A couple of days ago, I watched a short interview with the legendary investor Warren Buffett on an investment news channel. The interview was conducted shortly after the annual general meeting (AGM) of Buffett’s company Berkshire Hathaway. Buffett said many interesting things—as he always does—but the really educational part of the interview was the contrast between the world that Buffett inhabits and the world that his interviewer seemed to come from. It was like listening to members of two different species talk. If a fly (which lives for perhaps a few hours) and a tortoise (who can survive for a hundred years or more) had a conversation, it would probably sound like Buffett and that interviewer.

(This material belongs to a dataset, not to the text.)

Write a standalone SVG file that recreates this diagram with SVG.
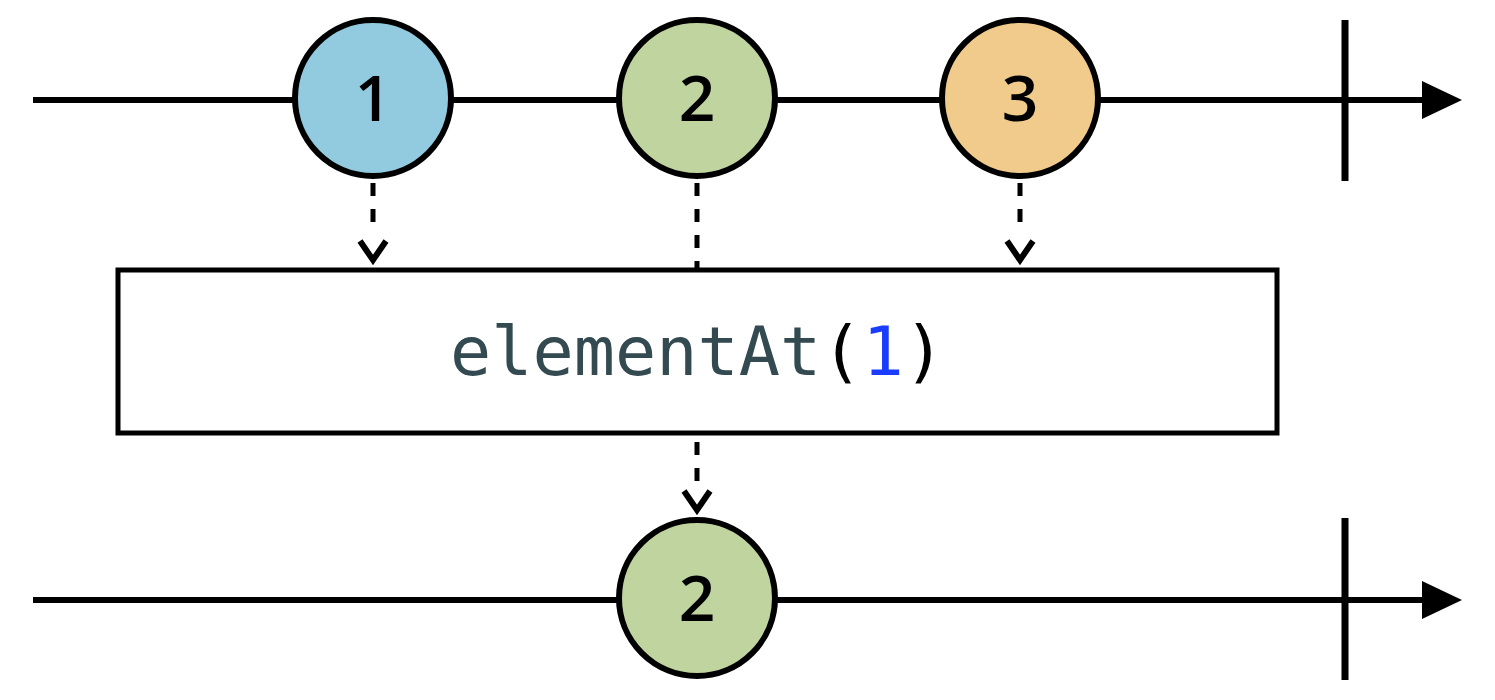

At one point, the interviewer asked Buffett to comment on how his companies would cope with the downturn. Buffett replied that things were certainly down at the moment but he expected them to be OK in three to five years. I could see that the mere mention of a time scale like three to five years had derailed the interviewer’s thought process. Coming as she did from a world where three to five hours or at most three to five days is the standard unit of time; the idea of an investor talking in years seemed to have thrown a spanner in her works.

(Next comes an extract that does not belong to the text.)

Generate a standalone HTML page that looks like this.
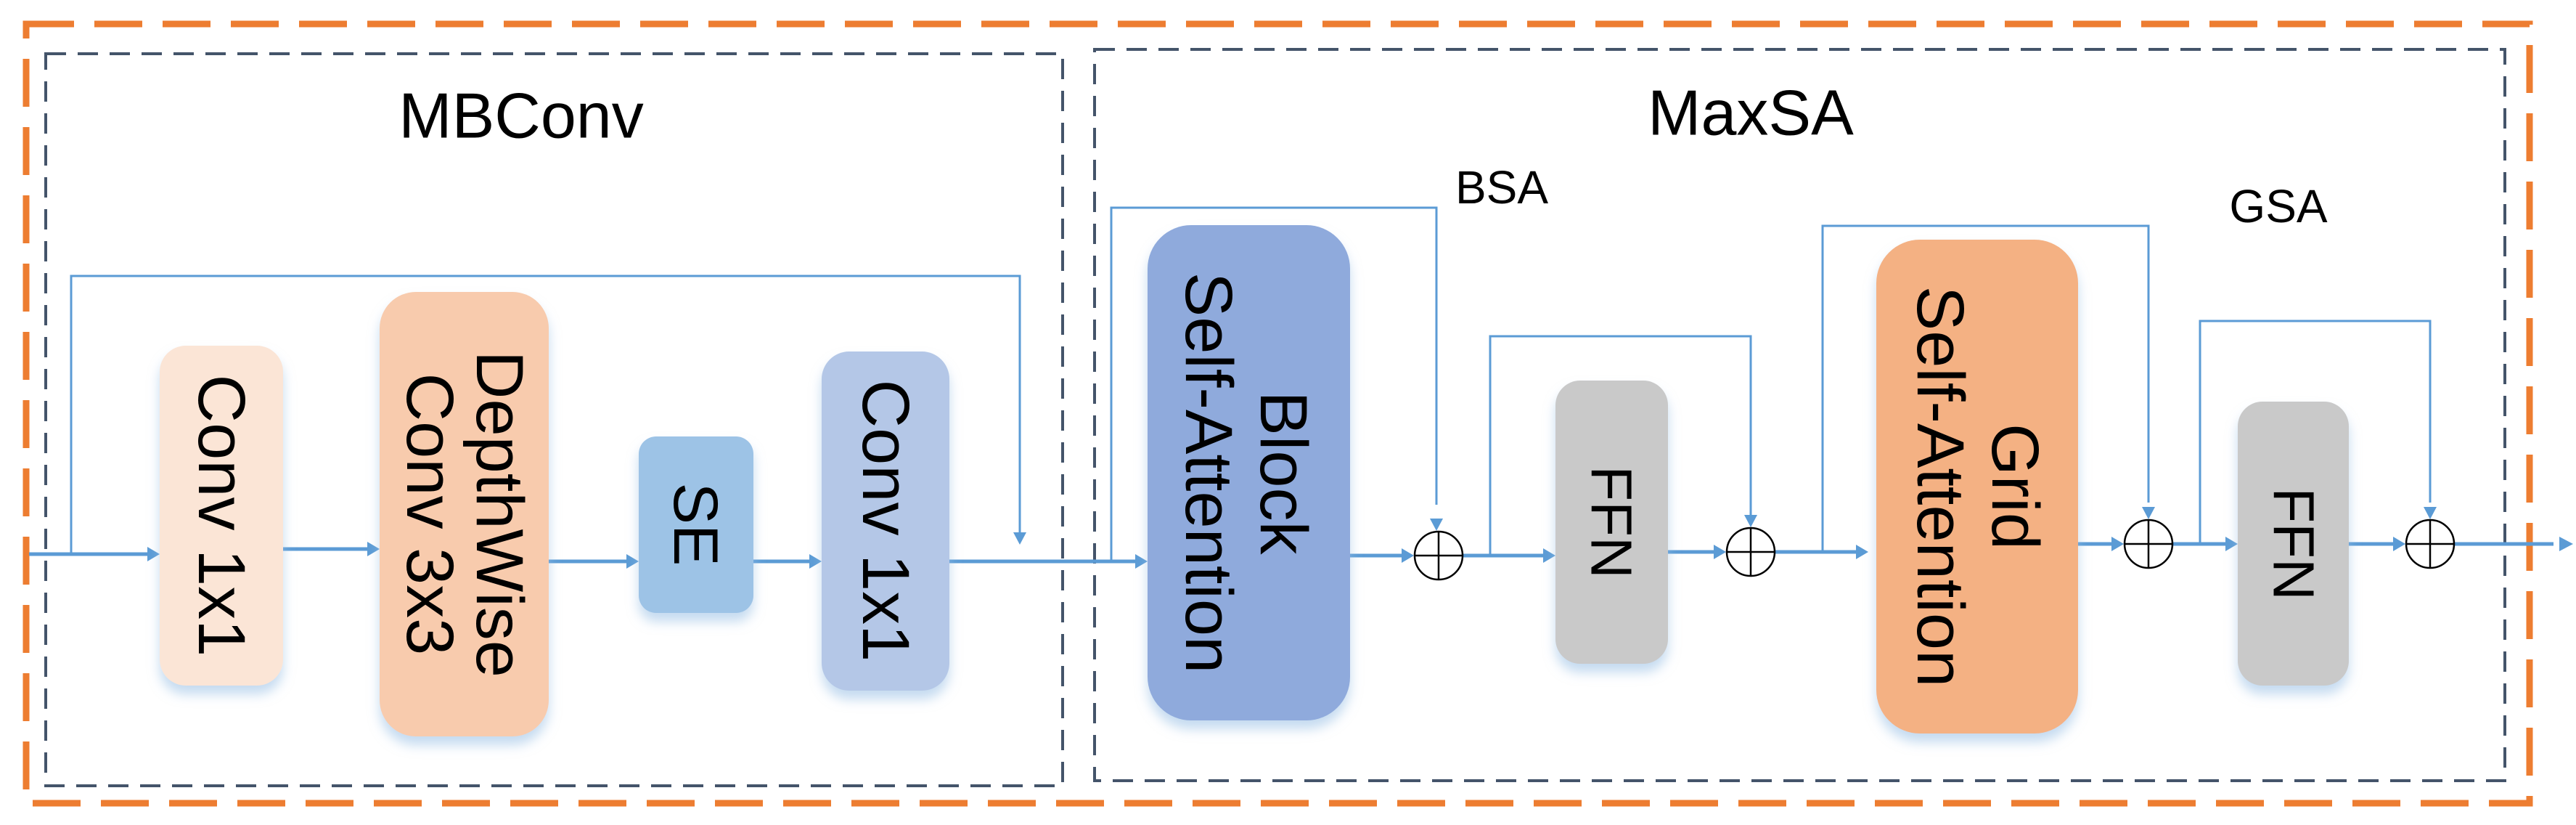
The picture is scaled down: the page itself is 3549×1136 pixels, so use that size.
<!DOCTYPE html>
<html><head><meta charset="utf-8"><style>
html,body{margin:0;padding:0;background:#fff;}
svg{display:block;}
text{font-family:"Liberation Sans",sans-serif;}
</style></head><body>
<svg width="3549" height="1136" viewBox="0 0 3549 1136" xmlns="http://www.w3.org/2000/svg">
<defs>
<marker id="a" markerWidth="10" markerHeight="10" refX="9" refY="5" orient="auto" markerUnits="userSpaceOnUse" viewBox="0 0 10 10">
</marker>
<filter id="s" x="-30%" y="-20%" width="160%" height="150%"><feDropShadow dx="0" dy="12" stdDeviation="8" flood-color="#9dc3e6" flood-opacity="0.6"/></filter>
</defs>
<rect x="36" y="33" width="3449" height="1073" fill="none" stroke="#ed7d31" stroke-width="9" stroke-dasharray="66 28"/>
<rect x="63" y="74" width="1401" height="1008" fill="none" stroke="#44546a" stroke-width="4" stroke-dasharray="28 16"/>
<rect x="1508" y="68" width="1943" height="1007" fill="none" stroke="#44546a" stroke-width="4" stroke-dasharray="28 16"/>
<text x="718" y="159" font-size="88" text-anchor="middle" dominant-baseline="central">MBConv</text>
<text x="2412" y="155" font-size="88" text-anchor="middle" dominant-baseline="central">MaxSA</text>
<text x="2069" y="258" font-size="64" text-anchor="middle" dominant-baseline="central">BSA</text>
<text x="3139" y="284" font-size="64" text-anchor="middle" dominant-baseline="central">GSA</text>

<g stroke="#5b9bd5" fill="none">
<polyline points="98,763 98,380 1405,380 1405,735" stroke-width="3"/>
<line x1="40" y1="763" x2="205" y2="763" stroke-width="5"/>
<line x1="390" y1="756" x2="510" y2="756" stroke-width="5"/>
<line x1="756" y1="773" x2="865" y2="773" stroke-width="5"/>
<line x1="1038" y1="773" x2="1118" y2="773" stroke-width="5"/>
<line x1="1308" y1="773" x2="1565" y2="773" stroke-width="5"/>
<polyline points="1531,773 1531,286 1979,286 1979,695" stroke-width="3"/>
<line x1="1860" y1="765" x2="1935" y2="765" stroke-width="5"/>
<line x1="2016" y1="765" x2="2128" y2="765" stroke-width="5"/>
<polyline points="2053,765 2053,463 2412,463 2412,720" stroke-width="3"/>
<line x1="2298" y1="760" x2="2365" y2="760" stroke-width="5"/>
<line x1="2446" y1="760" x2="2560" y2="760" stroke-width="5"/>
<polyline points="2511,760 2511,311 2960,311 2960,692" stroke-width="3"/>
<line x1="2863" y1="749" x2="2913" y2="749" stroke-width="5"/>
<line x1="2994" y1="749" x2="3068" y2="749" stroke-width="5"/>
<polyline points="3031,749 3031,442 3348,442 3348,692" stroke-width="3"/>
<line x1="3236" y1="749" x2="3302" y2="749" stroke-width="5"/>
<line x1="3382" y1="749" x2="3518" y2="749" stroke-width="5"/>
</g>
<g fill="#5b9bd5">
<polygon points="220,763 203,753 203,773"/>
<polygon points="523,756 506,746 506,766"/>
<polygon points="880,773 863,763 863,783"/>
<polygon points="1132,773 1115,763 1115,783"/>
<polygon points="1405,750 1396,733 1414,733"/>
<polygon points="1581,773 1564,763 1564,783"/>
<polygon points="1948,765 1931,755 1931,775"/>
<polygon points="2143,765 2126,755 2126,775"/>
<polygon points="1979,731 1970,714 1988,714"/>
<polygon points="2378,760 2361,750 2361,770"/>
<polygon points="2412,726 2403,709 2421,709"/>
<polygon points="2574,760 2557,750 2557,770"/>
<polygon points="2960,715 2951,698 2969,698"/>
<polygon points="2926,749 2909,739 2909,759"/>
<polygon points="3083,749 3066,739 3066,759"/>
<polygon points="3348,715 3339,698 3357,698"/>
<polygon points="3314,749 3297,739 3297,759"/>
<polygon points="3545,749 3526,739 3526,759"/>
</g>

<g filter="url(#s)">
<rect x="220" y="476" width="170" height="468" rx="36" fill="#fbe5d6"/>
<rect x="523" y="402" width="233" height="612" rx="50" fill="#f8cbad"/>
<rect x="880" y="601" width="158" height="243" rx="24" fill="#9dc3e6"/>
<rect x="1132" y="484" width="176" height="467" rx="38" fill="#b4c7e7"/>
<rect x="1581" y="310" width="279" height="682" rx="60" fill="#8faadc"/>
<rect x="2143" y="524" width="155" height="390" rx="34" fill="#c9c9c9"/>
<rect x="2585" y="330" width="278" height="680" rx="60" fill="#f4b183"/>
<rect x="3083" y="553" width="153" height="391" rx="34" fill="#c9c9c9"/>
</g>

<g stroke="#000" stroke-width="2.5" fill="#fff">
<circle cx="1982" cy="765" r="33"/><path d="M1949 765H2015M1982 732V798" fill="none"/>
<circle cx="2412" cy="760" r="33"/><path d="M2379 760H2445M2412 727V793" fill="none"/>
<circle cx="2960" cy="749" r="33"/><path d="M2927 749H2993M2960 716V782" fill="none"/>
<circle cx="3348" cy="749" r="33"/><path d="M3315 749H3381M3348 716V782" fill="none"/>
</g>

<g font-size="92" text-anchor="middle" dominant-baseline="central">
<text transform="translate(305,710) rotate(90)">Conv 1x1</text>
<text transform="translate(688,708) rotate(90)">DepthWise</text>
<text transform="translate(592,708) rotate(90)">Conv 3x3</text>
<text transform="translate(958,722) rotate(90)" font-size="86">SE</text>
<text transform="translate(1220,717) rotate(90)">Conv 1x1</text>
<text transform="translate(1768,651) rotate(90)">Block</text>
<text transform="translate(1665,651) rotate(90)">Self-Attention</text>
<text transform="translate(2220,719) rotate(90)" font-size="80">FFN</text>
<text transform="translate(2776,670) rotate(90)">Grid</text>
<text transform="translate(2673,670) rotate(90)">Self-Attention</text>
<text transform="translate(3160,749) rotate(90)" font-size="80">FFN</text>
</g>
</svg>
</body></html>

Next, she pulled out the day’s newspaper and drew the old man’s attention to a news item that US unemployment was up to 700,000. She wanted to know what he thought of the news. Buffett said that he was sure that five years from now, the employment situation would be much better than it was today. Again, this epic timescale put an end to that line of questioning.
However, this Methuselah of investing had reserved his best shot for the last. When the interviewer asked him about whether the economy was getting any better, Buffett upped the ante sharply. He said that the Dow Jones index had started the twentieth century at 66 points and ended it at 11,000 points. During these hundred years, there had been two world wars, a great depression, an oil shock and countless recessions. But in the end they had all worked out so he wasn’t really worried about the future.

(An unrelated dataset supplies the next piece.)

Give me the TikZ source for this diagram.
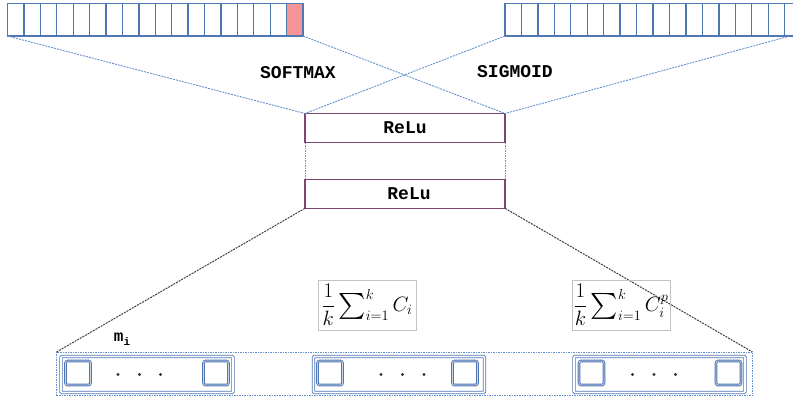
\documentclass[tikz,border=0pt]{standalone}
\usepackage{amsmath}
\usepackage{graphicx}
\usepackage{fontspec}
\setmonofont{Liberation Mono}
\usetikzlibrary{calc}
\definecolor{cellblue}{RGB}{80,118,180}
\definecolor{pinkc}{RGB}{245,150,150}
\definecolor{reluc}{RGB}{125,70,112}
\definecolor{dashblue}{RGB}{100,145,205}
\definecolor{fboxc}{RGB}{195,195,195}
\definecolor{dotc}{RGB}{50,45,70}
\newcommand{\bigsum}{\mathop{\vcenter{\hbox{\scalebox{1.25}{$\textstyle\sum$}}}}\nolimits}
\begin{document}
\begin{tikzpicture}[x=1pt,y=-1pt,
  cell/.style={draw=cellblue,line width=1.3pt,minimum width=16.42pt,minimum height=32.5pt,anchor=north west,inner sep=0pt,outer sep=0pt},
  relubox/.style={draw=reluc,line width=1.3pt,minimum width=200pt,minimum height=29pt,inner sep=0pt,outer sep=0pt,font=\ttfamily\bfseries\fontsize{18}{20}\selectfont},
  lab/.style={font=\ttfamily\bfseries\fontsize{18}{20}\selectfont,inner sep=0pt},
  bluedash/.style={draw=dashblue,line width=0.9pt,dash pattern=on 2pt off 1pt},
  bluedot/.style={draw=dashblue,line width=1pt,dash pattern=on 1.5pt off 1pt},
  blackdot/.style={draw=black!75,line width=1pt,dash pattern=on 2pt off 1pt},
  outerbox/.style={draw=dashblue,line width=1pt,dash pattern=on 1.5pt off 1pt,minimum width=696pt,minimum height=43.5pt,anchor=north west,inner sep=0pt,outer sep=0pt},
  grp/.style={draw=cellblue,double=white,double distance=1.6pt,line width=0.9pt,rounded corners=1pt,minimum height=36pt,anchor=north west,inner sep=0pt,outer sep=0pt},
  sq/.style={draw=cellblue,double=white!70!cellblue,double distance=0.8pt,line width=0.9pt,rounded corners=2pt,minimum width=25pt,minimum height=24pt,anchor=north west,inner sep=0pt,outer sep=0pt},
  dotn/.style={circle,fill=dotc,inner sep=0pt,minimum size=3.2pt},
  formbox/.style={draw=fboxc,line width=1pt,minimum width=98pt,minimum height=50pt,inner sep=0pt,outer sep=0pt,font=\fontsize{22}{24}\selectfont}
]
\useasboundingbox (0,0) rectangle (793,397);
% top arrays
\foreach \i in {0,...,16} {\node[cell] (L\i) at ({7.5+16.42*\i},3.5) {};}
\node[cell,fill=pinkc] (L17) at ({7.5+16.42*17},3.5) {};
\foreach \i in {0,...,17} {\node[cell] (R\i) at ({505+16.45*\i},3.5) {};}
\coordinate (Rend) at (790,36);
% relu boxes
\node[relubox] (r1) at (405,128) {ReLu};
\node[relubox] (r2) at (405,193.8) {\hspace*{8pt}ReLu};
% labels
\node[lab] (soft) at (298,73) {SOFTMAX};
\node[lab] (sig) at (515,72) {SIGMOID};
% connectors top
\draw[bluedash] (L0.south west) -- (r1.north west);
\draw[bluedash] (L17.south east) -- (r1.north east);
\draw[bluedash] (R0.south west) -- (r1.north west);
\draw[bluedash] (Rend) -- (r1.north east);
\draw[bluedot] (r1.south west) -- (r2.north west);
\draw[bluedot] (r1.south east) -- (r2.north east);
% bottom
\node[outerbox] (outer) at (56.5,352) {};
\draw[blackdot] (r2.south west) -- (outer.north west);
\draw[blackdot] (r2.south east) -- (outer.north east);
% groups
\node[grp,minimum width=172pt] (g1) at (61,356.5) {};
\node[grp,minimum width=171pt] (g2) at (313.5,356.5) {};
\node[grp,minimum width=171pt] (g3) at (574,356.5) {};
\node[sq] (s1a) at (65.5,361) {};
\node[sq] (s1b) at (203.5,361) {};
\node[sq] (s2a) at (317.5,361) {};
\node[sq] (s2b) at (452.5,361) {};
\node[sq] (s3a) at (579,361) {};
\node[sq] (s3b) at (716,361) {};
\node[dotn] (d11) at (118,374.5) {};
\node[dotn] (d12) at (139.5,374.5) {};
\node[dotn] (d13) at (160.5,374.5) {};
\node[dotn] (d21) at (381,374.5) {};
\node[dotn] (d22) at (402.5,374.5) {};
\node[dotn] (d23) at (424,374.5) {};
\node[dotn] (d31) at (632.5,374.5) {};
\node[dotn] (d32) at (654,374.5) {};
\node[dotn] (d33) at (675.5,374.5) {};
% m_i
\node[inner sep=0pt,font=\ttfamily\bfseries\fontsize{16}{17}\selectfont] (mi) at (122,339) {m\raisebox{-4pt}{\fontsize{11}{12}\selectfont i}};
% formulas
\node[formbox] (f1) at (367,305) {$\dfrac{1}{k}\bigsum_{i=1}^{k} C_i$};
\node[formbox] (f2) at (621,305) {$\dfrac{1}{k}\bigsum_{i=1}^{k} C_i^p$};
\end{tikzpicture}
\end{document}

There is simply no meeting point between an investor who is comfortable with such long time periods and the modern investing ‘process’. As you can see from the stock markets, there is no one around who actually takes the long view. Curiously, the normal investment-industry types frequently express scepticism about what Buffett stands for.
Some time ago, I read a newspaper article which quoted some investment managers on Buffett. Many of them suggested that Buffett's approach to investing was unrealistic— real investors need to be more 'flexible'. They seemed to suggest that Buffett is a hermit living in a cave whose teachings are too impractical for the real world. Except that Buffett lives in the same real world and his real world investors have made returns of some 5,000 times.
Taking the arguments in the Indian context, our good old sensex came into being in 1985 with 1979 as the base year. Since its launch the sensex had reached a level of 21000 levels on 09/01/2008. The sensex has given a compounded annual return of roughly about 20% since inception. During this period we have witnessed catastrophes like wars, flood, famines, assassinations, et all. Can we say that the next two, three decades will be any different? The signs of growth are already visible. What requires is the conviction. The question we should be asking ourselves is do we have the same level of conviction as foreigners have about our economy?
Far from being impractical, Buffett’s success suggests—or even proves—that the only practical way of making money is to do a handful of straightforward things and keep doing them for decades.